Impunity for past atrocities has enabled the military to continue committing widespread and systematic human rights violations and abuses against civilians, particularly those from ethnic minority populations and those who are perceived as unsupportive of the junta. Operation 1027 is the most significant challenge to the junta since the coup and has prompted an intensification of indiscriminate, disproportionate and targeted attacks on civilians.

Military forces perpetrated pervasive sexual and gender-based violence during the Rohingya clearance operations and appear to be continuing this pattern of abuse against those perceived as resisting the junta.

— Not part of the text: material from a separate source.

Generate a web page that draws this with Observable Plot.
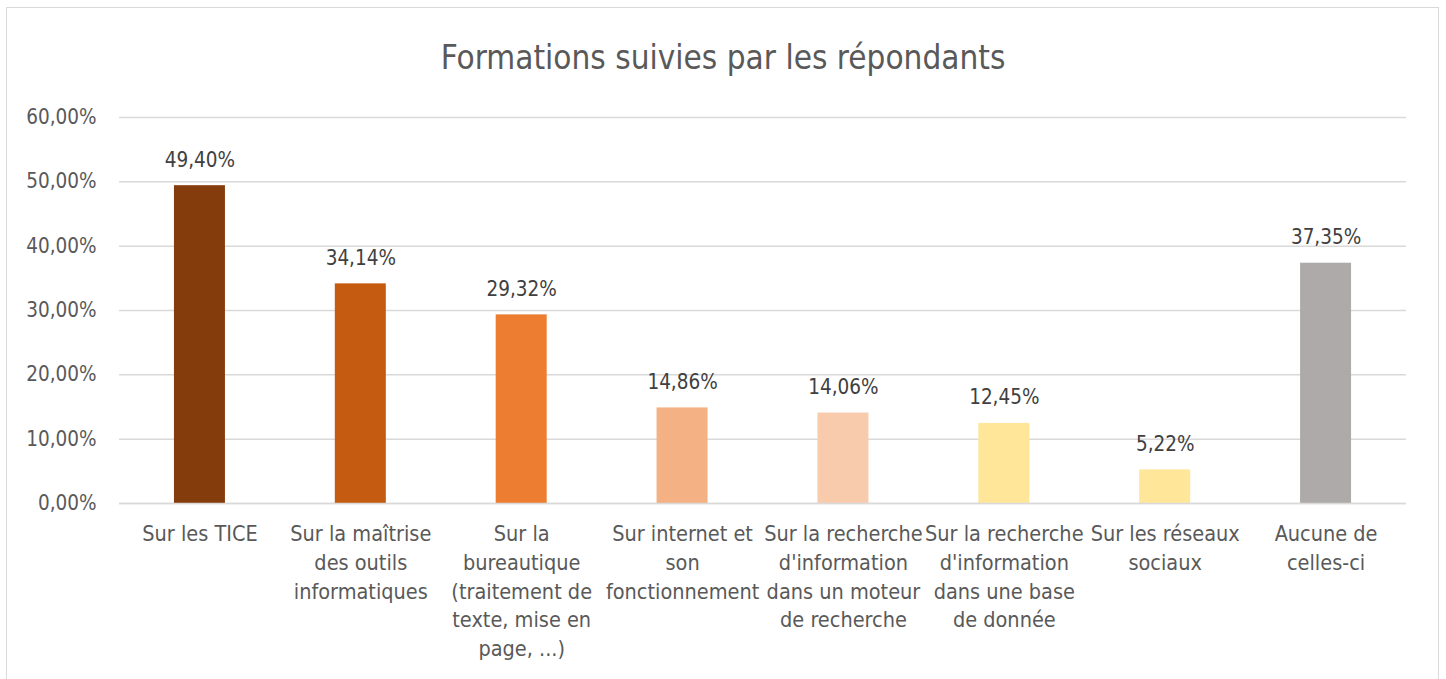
<!DOCTYPE html>
<html>
<head>
<meta charset="utf-8">
<script src="https://cdn.jsdelivr.net/npm/d3@7"></script>
<script src="https://cdn.jsdelivr.net/npm/@observablehq/plot@0.6"></script>
<style>
  html, body { margin: 0; padding: 0; background: #fff; }
  body { width: 1446px; height: 679px; overflow: hidden; position: relative;
         font-family: "Liberation Sans Narrow", "DejaVu Sans Condensed", "Liberation Sans", sans-serif; }
  #frame { position: absolute; left: 6px; top: 7px; width: 1433px; height: 700px;
           border: 1.5px solid #d9d9d9; box-sizing: border-box; }
  #title { position: absolute; left: 0; top: 38px; width: 1446px; text-align: center;
           font-size: 33px; color: #595959; line-height: 40px; }
  #chart { position: absolute; left: 0; top: 90px; }
</style>
</head>
<body>
<div id="frame"></div>
<div id="title">Formations suivies par les répondants</div>
<div id="chart"></div>
<script>
const categories = [
  "Sur les TICE",
  "Sur la maîtrise\ndes outils\ninformatiques",
  "Sur la\nbureautique\n(traitement de\ntexte, mise en\npage, ...)",
  "Sur internet et\nson\nfonctionnement",
  "Sur la recherche\nd'information\ndans un moteur\nde recherche",
  "Sur la recherche\nd'information\ndans une base\nde donnée",
  "Sur les réseaux\nsociaux",
  "Aucune de\ncelles-ci"
];
const values = [0.4940, 0.3414, 0.2932, 0.1486, 0.1406, 0.1245, 0.0522, 0.3735];
const barColors = ["#843c0c", "#c55a11", "#ed7d31", "#f4b183", "#f8cbad", "#ffe699", "#ffe699", "#aeaaaa"];
const yTicks = [0, 0.1, 0.2, 0.3, 0.4, 0.5, 0.6];

const data = categories.map((c, i) => ({cat: c, value: values[i]}));
const pct = d => (d * 100).toFixed(2).replace(".", ",") + "%";
const font = "'Liberation Sans Narrow', 'DejaVu Sans Condensed', 'Liberation Sans', sans-serif";

const chart = Plot.plot({
  width: 1446,
  height: 589,
  marginTop: 27,
  marginBottom: 176,
  marginLeft: 119,
  marginRight: 40,
  style: {fontFamily: font, fontSize: "19px", color: "#595959", background: "transparent"},
  x: {domain: categories, paddingInner: 0.683, paddingOuter: 0.3415, round: false, label: null},
  y: {domain: [0, 0.6], label: null},
  color: {domain: categories, range: barColors},
  marks: [
    Plot.gridY(yTicks, {stroke: "#d9d9d9", strokeOpacity: 1, strokeWidth: 1.5}),
    Plot.barY(data, {x: "cat", y: "value", fill: "cat"}),
    Plot.ruleY([0], {stroke: "#d9d9d9", strokeWidth: 1.5}),
    Plot.text(data, {x: "cat", y: "value", text: d => pct(d.value), lineAnchor: "bottom", dy: -19,
                     fill: "#404040", fontSize: 20.5}),
    Plot.axisY({ticks: yTicks, tickFormat: pct, tickSize: 0, tickPadding: 23, fontSize: 20.5, fill: "#595959"}),
    Plot.axisX({tickSize: 0, tickPadding: 17, fontSize: 21.5, lineHeight: 1.34, fill: "#595959"})
  ]
});
document.getElementById("chart").appendChild(chart);
</script>
</body>
</html>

The Rohingya remain at heightened risk of recurrent atrocities, including genocide, due to the junta intentionally stoking inter-communal tensions in Rakhine State.

The enforcement of the conscription law threatens populations with further abuse, especially ethnic minority groups. Some EROs have also been accused of human rights abuses, including the use of child soldiers.

Divisions within the UNSC and ASEAN have hampered the development of a coordinated international response to atrocities in Myanmar, further enabling ongoing abuses. Although many states have imposed sanctions on junta officials, as well as individuals and entities supporting the junta, fuel and arms continue to be shipped into Myanmar, including from entities based in countries imposing sanctions.

The coup, ongoing hostilities and a lack of trust complicate the prospects for the safe, dignified and voluntary repatriation of Rohingya refugees from Bangladesh.


  • Impunity for decades of atrocities perpetrated by the military.
  • History of institutionalized persecution and discrimination against ethnic minority groups.
  • The military’s continued access to weapons, aviation fuel and money, providing the means to perpetrate atrocities.
  • Indiscriminate attacks on civilian infrastructure while targeting anti-military strongholds.
  • Increasing desperation of the junta to quell armed resistance and the effects of Operation 1027.


The UNSC should impose a comprehensive arms embargo and targeted sanctions on Myanmar and refer the situation to the ICC. China, Russia, India and others must halt weapons transfers to Myanmar’s military. All UN member states, regional organizations and the UNSC should impose economic sanctions on Myanmar’s oil and gas sector and block the military’s access to aviation fuel. Foreign companies should immediately divest and sever ties with all businesses linked to the military.

The junta should not be diplomatically recognized as the legitimate representatives of Myanmar. ASEAN member states should condemn the Tatmadaw and increasingly engage with the NUG. International donors should utilize local humanitarian organizations for aid distribution to ensure lifesaving care and services reach those beyond junta-controlled areas.

More states should formally intervene in the ICJ case. All those responsible for atrocity crimes, including senior military leaders, should face international justice.